══ DATA SECTION
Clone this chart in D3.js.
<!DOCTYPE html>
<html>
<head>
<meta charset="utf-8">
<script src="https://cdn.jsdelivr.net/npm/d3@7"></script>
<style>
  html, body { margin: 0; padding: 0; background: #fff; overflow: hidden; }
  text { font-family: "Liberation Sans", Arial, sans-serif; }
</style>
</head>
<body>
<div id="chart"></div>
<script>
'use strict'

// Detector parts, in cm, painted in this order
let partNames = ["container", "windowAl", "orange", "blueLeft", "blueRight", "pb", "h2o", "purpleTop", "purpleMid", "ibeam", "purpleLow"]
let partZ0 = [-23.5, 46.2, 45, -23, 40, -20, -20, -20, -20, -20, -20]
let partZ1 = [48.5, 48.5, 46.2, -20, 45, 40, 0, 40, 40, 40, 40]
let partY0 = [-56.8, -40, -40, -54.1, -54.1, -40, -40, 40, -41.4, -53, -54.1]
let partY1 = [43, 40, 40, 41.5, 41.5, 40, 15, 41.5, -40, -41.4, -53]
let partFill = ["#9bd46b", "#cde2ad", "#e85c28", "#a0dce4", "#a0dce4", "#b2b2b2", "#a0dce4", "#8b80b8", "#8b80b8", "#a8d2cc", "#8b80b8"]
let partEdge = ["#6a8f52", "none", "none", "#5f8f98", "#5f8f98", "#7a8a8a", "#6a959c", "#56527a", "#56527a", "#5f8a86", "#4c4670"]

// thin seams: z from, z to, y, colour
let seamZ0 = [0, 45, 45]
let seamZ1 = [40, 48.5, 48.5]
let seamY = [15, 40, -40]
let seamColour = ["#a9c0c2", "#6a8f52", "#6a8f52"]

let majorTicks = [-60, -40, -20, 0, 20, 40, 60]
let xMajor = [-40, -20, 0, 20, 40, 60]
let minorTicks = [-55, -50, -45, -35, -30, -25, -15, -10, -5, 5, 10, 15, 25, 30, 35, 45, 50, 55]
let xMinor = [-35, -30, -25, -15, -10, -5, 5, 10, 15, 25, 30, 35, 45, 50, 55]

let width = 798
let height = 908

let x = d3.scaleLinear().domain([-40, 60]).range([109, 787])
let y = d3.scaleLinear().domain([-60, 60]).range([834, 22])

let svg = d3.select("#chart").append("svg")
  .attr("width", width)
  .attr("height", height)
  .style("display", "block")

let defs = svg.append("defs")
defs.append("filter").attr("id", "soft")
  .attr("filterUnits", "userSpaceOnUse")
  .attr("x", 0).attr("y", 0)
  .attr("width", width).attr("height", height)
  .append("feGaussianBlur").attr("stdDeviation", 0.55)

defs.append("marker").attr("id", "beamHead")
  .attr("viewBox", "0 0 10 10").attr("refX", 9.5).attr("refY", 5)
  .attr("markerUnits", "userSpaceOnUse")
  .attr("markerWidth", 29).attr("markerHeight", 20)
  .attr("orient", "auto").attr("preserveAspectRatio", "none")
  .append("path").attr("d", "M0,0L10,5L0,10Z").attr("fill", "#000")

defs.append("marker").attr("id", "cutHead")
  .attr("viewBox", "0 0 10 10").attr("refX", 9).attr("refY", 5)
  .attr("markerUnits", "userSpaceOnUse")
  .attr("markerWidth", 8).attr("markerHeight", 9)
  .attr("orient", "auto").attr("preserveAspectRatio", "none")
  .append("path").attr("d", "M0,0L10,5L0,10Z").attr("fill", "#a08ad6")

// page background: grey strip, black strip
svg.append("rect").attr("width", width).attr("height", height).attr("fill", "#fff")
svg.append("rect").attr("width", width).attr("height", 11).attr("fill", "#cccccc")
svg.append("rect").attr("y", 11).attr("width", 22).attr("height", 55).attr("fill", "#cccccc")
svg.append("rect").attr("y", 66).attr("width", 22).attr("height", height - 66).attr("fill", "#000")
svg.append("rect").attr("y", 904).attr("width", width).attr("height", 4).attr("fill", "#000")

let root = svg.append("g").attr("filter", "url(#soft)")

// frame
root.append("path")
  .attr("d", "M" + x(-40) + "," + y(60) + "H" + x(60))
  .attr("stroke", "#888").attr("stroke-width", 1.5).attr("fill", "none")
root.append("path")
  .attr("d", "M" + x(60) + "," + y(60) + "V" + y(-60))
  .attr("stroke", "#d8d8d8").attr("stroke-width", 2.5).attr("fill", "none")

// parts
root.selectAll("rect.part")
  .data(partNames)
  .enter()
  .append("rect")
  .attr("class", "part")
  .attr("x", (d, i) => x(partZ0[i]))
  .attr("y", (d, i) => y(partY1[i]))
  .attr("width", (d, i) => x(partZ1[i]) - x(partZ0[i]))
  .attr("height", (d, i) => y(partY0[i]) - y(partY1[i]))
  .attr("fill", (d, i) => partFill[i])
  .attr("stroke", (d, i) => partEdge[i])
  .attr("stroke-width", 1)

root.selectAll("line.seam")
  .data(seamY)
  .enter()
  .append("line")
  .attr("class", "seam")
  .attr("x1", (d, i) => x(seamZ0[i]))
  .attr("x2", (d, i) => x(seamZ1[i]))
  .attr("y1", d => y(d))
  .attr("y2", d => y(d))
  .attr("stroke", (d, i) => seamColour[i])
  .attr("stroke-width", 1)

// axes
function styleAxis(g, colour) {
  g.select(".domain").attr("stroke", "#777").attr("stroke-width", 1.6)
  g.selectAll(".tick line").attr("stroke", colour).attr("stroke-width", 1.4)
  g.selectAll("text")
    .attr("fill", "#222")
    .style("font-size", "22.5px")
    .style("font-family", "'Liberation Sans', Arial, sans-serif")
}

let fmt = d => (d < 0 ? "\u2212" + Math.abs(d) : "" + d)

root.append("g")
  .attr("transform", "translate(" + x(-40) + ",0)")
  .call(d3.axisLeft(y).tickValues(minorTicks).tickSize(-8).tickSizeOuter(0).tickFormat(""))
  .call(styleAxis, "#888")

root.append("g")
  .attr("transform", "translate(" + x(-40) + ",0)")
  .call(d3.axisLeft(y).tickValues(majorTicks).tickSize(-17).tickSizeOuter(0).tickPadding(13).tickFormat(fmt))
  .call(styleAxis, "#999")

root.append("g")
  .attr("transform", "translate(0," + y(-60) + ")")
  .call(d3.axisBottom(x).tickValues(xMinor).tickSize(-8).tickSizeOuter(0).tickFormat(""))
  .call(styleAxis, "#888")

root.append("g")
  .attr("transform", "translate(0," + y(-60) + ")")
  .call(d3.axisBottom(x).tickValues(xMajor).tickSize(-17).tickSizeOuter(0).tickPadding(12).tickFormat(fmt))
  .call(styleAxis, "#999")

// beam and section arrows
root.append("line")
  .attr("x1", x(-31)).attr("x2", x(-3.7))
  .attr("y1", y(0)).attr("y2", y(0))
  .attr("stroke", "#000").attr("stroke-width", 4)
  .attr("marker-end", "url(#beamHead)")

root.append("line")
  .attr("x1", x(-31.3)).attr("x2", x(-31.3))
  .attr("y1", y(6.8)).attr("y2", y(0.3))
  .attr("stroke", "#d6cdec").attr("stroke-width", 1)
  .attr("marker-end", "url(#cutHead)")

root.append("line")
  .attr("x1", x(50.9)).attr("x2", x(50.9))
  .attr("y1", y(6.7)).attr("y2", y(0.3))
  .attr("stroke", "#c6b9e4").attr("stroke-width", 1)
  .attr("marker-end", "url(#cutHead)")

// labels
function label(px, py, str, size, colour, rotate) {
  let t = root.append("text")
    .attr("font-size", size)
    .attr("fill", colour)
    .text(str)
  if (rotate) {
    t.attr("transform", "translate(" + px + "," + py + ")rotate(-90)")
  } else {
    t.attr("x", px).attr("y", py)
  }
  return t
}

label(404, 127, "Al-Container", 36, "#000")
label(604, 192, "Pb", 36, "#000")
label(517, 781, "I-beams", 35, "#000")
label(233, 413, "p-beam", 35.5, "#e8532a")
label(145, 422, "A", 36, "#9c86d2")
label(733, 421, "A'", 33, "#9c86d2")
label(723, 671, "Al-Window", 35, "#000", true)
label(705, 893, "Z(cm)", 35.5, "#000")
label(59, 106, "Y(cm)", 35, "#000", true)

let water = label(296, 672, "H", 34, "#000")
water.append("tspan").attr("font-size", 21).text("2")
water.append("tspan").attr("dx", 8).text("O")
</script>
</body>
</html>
════
▶ _WRITTEN PROBLEM_
From the first line of the listing above to the line with "let height = 908", please transcribe each line exactly, both ends included, and nothing beyond that.

▶ _WRITTEN REPLY_
Clone this chart in D3.js.
<!DOCTYPE html>
<html>
<head>
<meta charset="utf-8">
<script src="https://cdn.jsdelivr.net/npm/d3@7"></script>
<style>
  html, body { margin: 0; padding: 0; background: #fff; overflow: hidden; }
  text { font-family: "Liberation Sans", Arial, sans-serif; }
</style>
</head>
<body>
<div id="chart"></div>
<script>
'use strict'

// Detector parts, in cm, painted in this order
let partNames = ["container", "windowAl", "orange", "blueLeft", "blueRight", "pb", "h2o", "purpleTop", "purpleMid", "ibeam", "purpleLow"]
let partZ0 = [-23.5, 46.2, 45, -23, 40, -20, -20, -20, -20, -20, -20]
let partZ1 = [48.5, 48.5, 46.2, -20, 45, 40, 0, 40, 40, 40, 40]
let partY0 = [-56.8, -40, -40, -54.1, -54.1, -40, -40, 40, -41.4, -53, -54.1]
let partY1 = [43, 40, 40, 41.5, 41.5, 40, 15, 41.5, -40, -41.4, -53]
let partFill = ["#9bd46b", "#cde2ad", "#e85c28", "#a0dce4", "#a0dce4", "#b2b2b2", "#a0dce4", "#8b80b8", "#8b80b8", "#a8d2cc", "#8b80b8"]
let partEdge = ["#6a8f52", "none", "none", "#5f8f98", "#5f8f98", "#7a8a8a", "#6a959c", "#56527a", "#56527a", "#5f8a86", "#4c4670"]

// thin seams: z from, z to, y, colour
let seamZ0 = [0, 45, 45]
let seamZ1 = [40, 48.5, 48.5]
let seamY = [15, 40, -40]
let seamColour = ["#a9c0c2", "#6a8f52", "#6a8f52"]

let majorTicks = [-60, -40, -20, 0, 20, 40, 60]
let xMajor = [-40, -20, 0, 20, 40, 60]
let minorTicks = [-55, -50, -45, -35, -30, -25, -15, -10, -5, 5, 10, 15, 25, 30, 35, 45, 50, 55]
let xMinor = [-35, -30, -25, -15, -10, -5, 5, 10, 15, 25, 30, 35, 45, 50, 55]

let width = 798
let height = 908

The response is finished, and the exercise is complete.